***** DATA *****

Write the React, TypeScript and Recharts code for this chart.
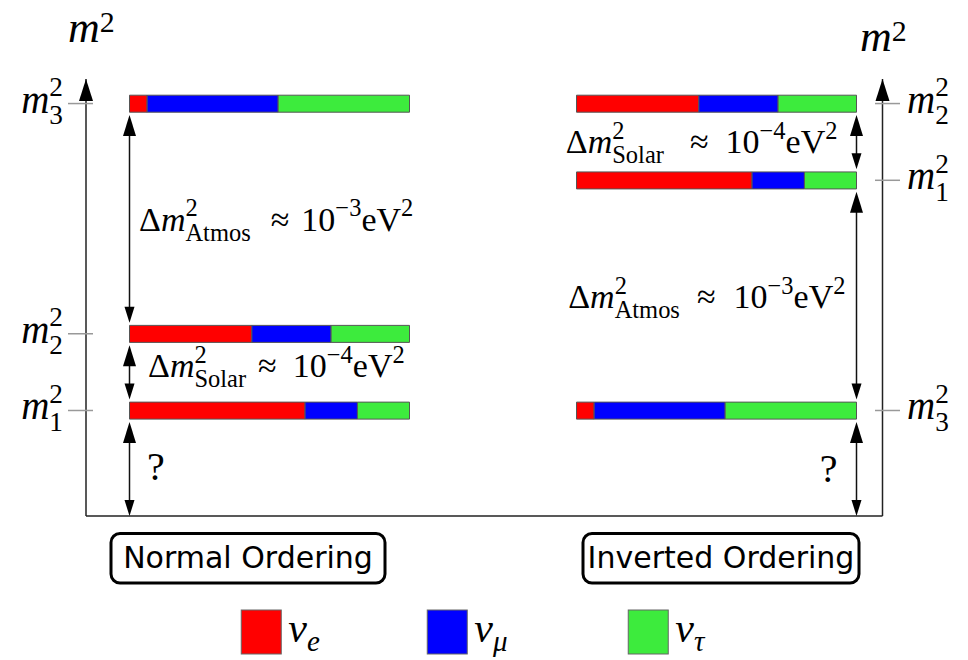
import React from 'react';
import { ComposedChart, Bar, XAxis, YAxis, ReferenceLine, ReferenceDot } from 'recharts';

const W = 968;
const H = 660;

// ---------------- data ----------------
const massStates = ['1', '2', '3'];
// flavour content of each mass eigenstate (fraction of bar length)
const nuE = [0.627, 0.437, 0.063];
const nuMu = [0.187, 0.283, 0.468];
const nuTau = [0.186, 0.28, 0.469];
// schematic m^2 levels of m1, m2, m3
const normalLevels = [1, 2, 5];
const invertedLevels = [4, 5, 1];
const M2_FLOOR = -0.375;
const M2_TOP = 5.32;
const flavourKeys = ['e', 'mu', 'tau'];
const flavourSubs = ['e', 'μ', 'τ'];
const flavourColors = ['#ff0000', '#0000ff', '#3deb3d'];
const orderingNames = ['Normal Ordering', 'Inverted Ordering'];
const splitNames = { atmos: 'Atmos', solar: 'Solar' };
const splitExps = { atmos: '−3', solar: '−4' };

// ---------------- layout ----------------
const PLOT = { left: 86, right: 882.5, top: 79, bottom: 516 };
const BAR_PX = 280;
const COL_X = [129.5, 576.5];
const xDomain = (x0: number): [number, number] => [(PLOT.left - x0) / BAR_PX, (PLOT.right - x0) / BAR_PX];
const X_N = xDomain(COL_X[0]);
const X_I = xDomain(COL_X[1]);
const BAR_SIZE = 17;
const BAR_HALF = BAR_SIZE / 2;
const SERIF = '"Liberation Serif", "Times New Roman", serif';
const SANS = '"DejaVu Sans", sans-serif';

const rows = massStates.map((s, k) => ({
  state: s,
  nLevel: normalLevels[k],
  iLevel: invertedLevels[k],
  e: nuE[k],
  mu: nuMu[k],
  tau: nuTau[k],
}));

type Tok = { t?: string; it?: boolean; dx?: number; sup?: string; sub?: string; subIt?: boolean };

function mathTspans(toks: Tok[], F: number, ssr = 0.72, upr = 0.42) {
  const s = ssr * F;
  const up = -upr * F;
  const down = 0.3 * F;
  let shift = 0;
  const out: any[] = [];
  toks.forEach((tk, i) => {
    if (tk.t !== undefined) {
      out.push(
        <tspan key={i} dx={tk.dx} dy={shift ? -shift : undefined} fontSize={F} fontStyle={tk.it ? 'italic' : 'normal'}>
          {tk.t}
        </tspan>
      );
      shift = 0;
    } else {
      if (tk.sup) {
        out.push(
          <tspan key={i + 'p'} dy={up - shift} fontSize={s} fontStyle="normal">
            {tk.sup}
          </tspan>
        );
        shift = up;
      }
      if (tk.sub) {
        out.push(
          <tspan
            key={i + 'b'}
            dx={tk.sup ? -0.5 * s * tk.sup.length : undefined}
            dy={down - shift}
            fontSize={s}
            fontStyle={tk.subIt ? 'italic' : 'normal'}
          >
            {tk.sub}
          </tspan>
        );
        shift = down;
      }
    }
  });
  return out;
}

function MassTick(props: any) {
  const { x, y, payload, side, levels } = props;
  const k = levels.indexOf(payload.value);
  if (k < 0) return null;
  const left = side === 'left';
  return (
    <g>
      <line x1={left ? x - 18 : x - 7.5} x2={left ? x + 7 : x + 17.5} y1={y} y2={y} stroke="#999" strokeWidth={1.5} />
      <text x={left ? x - 23 : x + 24.5} y={y + 9} textAnchor={left ? 'end' : 'start'} fontFamily={SERIF} fill="#000">
        {mathTspans([{ t: 'm', it: true }, { sup: '2', sub: massStates[k] }], 39, 0.7)}
      </text>
    </g>
  );
}

const arrowShape = (toFloor: boolean) => (p: any) => {
  const x = p.x1;
  const yTop = Math.min(p.y1, p.y2) + BAR_HALF + 3;
  const yBot = Math.max(p.y1, p.y2) - (toFloor ? 0 : BAR_HALF + 2.5);
  return (
    <g>
      <line x1={x} x2={x} y1={yTop + 12} y2={yBot - 8} stroke="#111" strokeWidth={1.5} />
      <path d={`M${x},${yTop} L${x - 6.5},${yTop + 21} L${x + 6.5},${yTop + 21} Z`} fill="#000" />
      <path d={`M${x},${yBot} L${x - 5},${yBot - 16} L${x + 5},${yBot - 16} Z`} fill="#000" />
    </g>
  );
};

type Gap = { top: number; bottom: number; kind: 'atmos' | 'solar' | 'unknown'; dx: number; dy: number; gA?: number; gB?: number };
const normalGaps: Gap[] = [
  { top: normalLevels[2], bottom: normalLevels[1], kind: 'atmos', dx: 9.5, dy: 12, gA: 20, gB: 12 },
  { top: normalLevels[1], bottom: normalLevels[0], kind: 'solar', dx: 18.5, dy: 5, gA: 12, gB: 16 },
  { top: normalLevels[0], bottom: M2_FLOOR, kind: 'unknown', dx: 17.5, dy: 17 },
];
const invertedGaps: Gap[] = [
  { top: invertedLevels[1], bottom: invertedLevels[0], kind: 'solar', dx: -19, dy: 11, gA: 26, gB: 17 },
  { top: invertedLevels[0], bottom: invertedLevels[2], kind: 'atmos', dx: -11, dy: 12.6, gA: 17, gB: 18 },
  { top: invertedLevels[2], bottom: M2_FLOOR, kind: 'unknown', dx: -19, dy: 19 },
];

const gapText = (g: Gap) => (p: any) => {
  const anchor = g.dx < 0 ? 'end' : 'start';
  if (g.kind === 'unknown') {
    return (
      <text x={p.cx + g.dx} y={p.cy + g.dy} textAnchor={anchor} fontFamily={SERIF} fontSize={40} fill="#000">
        ?
      </text>
    );
  }
  const toks: Tok[] = [
    { t: 'Δ' },
    { t: 'm', it: true },
    { sup: '2', sub: splitNames[g.kind] },
    { t: '≈', dx: g.gA },
    { t: '10', dx: g.gB },
    { sup: splitExps[g.kind] },
    { t: 'eV' },
    { sup: '2' },
  ];
  return (
    <text x={p.cx + g.dx} y={p.cy + g.dy} textAnchor={anchor} fontFamily={SERIF} fill="#000">
      {mathTspans(toks, 34)}
    </text>
  );
};

const axisTop = (labelDx: number, labelDy: number) => (p: any) => (
  <g>
    <path d={`M${p.cx},${p.cy} L${p.cx - 7},${p.cy + 22} L${p.cx + 7},${p.cy + 22} Z`} fill="#000" />
    <text x={p.cx + labelDx} y={p.cy + labelDy} fontFamily={SERIF} fill="#000">
      {mathTspans([{ t: 'm', it: true }, { sup: '2' }], 44, 0.68, 0.22)}
    </text>
  </g>
);

const orderingBox = (name: string, dx: number, w: number) => (p: any) => {
  const cx = p.cx + dx;
  return (
    <g>
      <rect x={cx - w / 2} y={p.cy + 17.5} width={w} height={49.5} rx={9} ry={9} fill="#fff" stroke="#000" strokeWidth={3} />
      <text x={cx} y={p.cy + 52} textAnchor="middle" fontFamily={SANS} fontSize={30} fill="#000">
        {name}
      </text>
    </g>
  );
};

const LEGEND_OFFSETS = [-243, -57, 144];
const legendShape = (p: any) => (
  <g>
    {flavourKeys.map((fk, j) => {
      const x = p.cx + LEGEND_OFFSETS[j];
      return (
        <g key={fk}>
          <rect x={x} y={p.cy + 94} width={40} height={44} fill={flavourColors[j]} stroke="#666" strokeWidth={1} />
          <text x={x + 47} y={p.cy + 126} fontFamily={SERIF} fill="#000">
            <tspan fontSize={42} fontStyle="italic">ν</tspan>
            <tspan fontSize={29} fontStyle="italic" dy={9}>{flavourSubs[j]}</tspan>
          </text>
        </g>
      );
    })}
  </g>
);

export default function App() {
  return (
    <div style={{ position: 'absolute', left: 0, top: 0, width: W, height: H, background: '#fff' }}>
      <ComposedChart
        width={W}
        height={H}
        layout="vertical"
        data={rows}
        margin={{ top: PLOT.top, right: 0, bottom: H - PLOT.bottom, left: 0 }}
      >
        <XAxis xAxisId="n" type="number" domain={X_N} allowDataOverflow hide />
        <XAxis xAxisId="i" type="number" domain={X_I} allowDataOverflow hide />
        <YAxis
          yAxisId="n"
          type="number"
          dataKey="nLevel"
          orientation="left"
          reversed
          width={PLOT.left}
          domain={[M2_FLOOR, M2_TOP]}
          allowDataOverflow
          ticks={normalLevels}
          interval={0}
          axisLine={{ stroke: '#222', strokeWidth: 1.5 }}
          tickLine={false}
          tickSize={0}
          tickMargin={0}
          tick={<MassTick side="left" levels={normalLevels} />}
        />
        <YAxis
          yAxisId="i"
          type="number"
          dataKey="iLevel"
          orientation="right"
          reversed
          width={W - PLOT.right}
          domain={[M2_FLOOR, M2_TOP]}
          allowDataOverflow
          ticks={invertedLevels}
          interval={0}
          axisLine={{ stroke: '#222', strokeWidth: 1.5 }}
          tickLine={false}
          tickSize={0}
          tickMargin={0}
          tick={<MassTick side="right" levels={invertedLevels} />}
        />
        <ReferenceLine xAxisId="n" yAxisId="n" y={M2_FLOOR} stroke="#222" strokeWidth={1.5} ifOverflow="visible" />
        {flavourKeys.map((fk, j) => (
          <Bar
            key={'n' + fk}
            dataKey={fk}
            stackId="n"
            xAxisId="n"
            yAxisId="n"
            fill={flavourColors[j]}
            stroke="#555"
            strokeWidth={1}
            barSize={BAR_SIZE}
            isAnimationActive={false}
          />
        ))}
        {flavourKeys.map((fk, j) => (
          <Bar
            key={'i' + fk}
            dataKey={fk}
            stackId="i"
            xAxisId="i"
            yAxisId="i"
            fill={flavourColors[j]}
            stroke="#555"
            strokeWidth={1}
            barSize={BAR_SIZE}
            isAnimationActive={false}
          />
        ))}
        {normalGaps.map((g, i) => (
          <ReferenceLine
            key={'na' + i}
            xAxisId="n"
            yAxisId="n"
            segment={[{ x: 0, y: g.top }, { x: 0, y: g.bottom }]}
            ifOverflow="visible"
            shape={arrowShape(g.kind === 'unknown')}
          />
        ))}
        {invertedGaps.map((g, i) => (
          <ReferenceLine
            key={'ia' + i}
            xAxisId="i"
            yAxisId="i"
            segment={[{ x: 1, y: g.top }, { x: 1, y: g.bottom }]}
            ifOverflow="visible"
            shape={arrowShape(g.kind === 'unknown')}
          />
        ))}
        {normalGaps.map((g, i) => (
          <ReferenceDot key={'nt' + i} xAxisId="n" yAxisId="n" x={0} y={(g.top + g.bottom) / 2} r={0} ifOverflow="visible" shape={gapText(g)} />
        ))}
        {invertedGaps.map((g, i) => (
          <ReferenceDot key={'it' + i} xAxisId="i" yAxisId="i" x={1} y={(g.top + g.bottom) / 2} r={0} ifOverflow="visible" shape={gapText(g)} />
        ))}
        <ReferenceDot xAxisId="n" yAxisId="n" x={X_N[0]} y={M2_TOP} r={0} ifOverflow="visible" shape={axisTop(-18, -37)} />
        <ReferenceDot xAxisId="i" yAxisId="i" x={X_I[1]} y={M2_TOP} r={0} ifOverflow="visible" shape={axisTop(-22.5, -28)} />
        <ReferenceDot xAxisId="n" yAxisId="n" x={0.5} y={M2_FLOOR} r={0} ifOverflow="visible" shape={orderingBox(orderingNames[0], -21.5, 274)} />
        <ReferenceDot xAxisId="i" yAxisId="i" x={0.5} y={M2_FLOOR} r={0} ifOverflow="visible" shape={orderingBox(orderingNames[1], 4.5, 276)} />
        <ReferenceDot
          xAxisId="n"
          yAxisId="n"
          x={(X_N[0] + X_N[1]) / 2}
          y={M2_FLOOR}
          r={0}
          ifOverflow="visible"
          shape={legendShape}
        />
      </ComposedChart>
    </div>
  );
}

*****

Write out again, exactly, the lines from the start of the listing up to the line containing "const H = 660;", with both ends and without pictures.

* [FINAL RESULT]:
Write the React, TypeScript and Recharts code for this chart.
import React from 'react';
import { ComposedChart, Bar, XAxis, YAxis, ReferenceLine, ReferenceDot } from 'recharts';

const W = 968;
const H = 660;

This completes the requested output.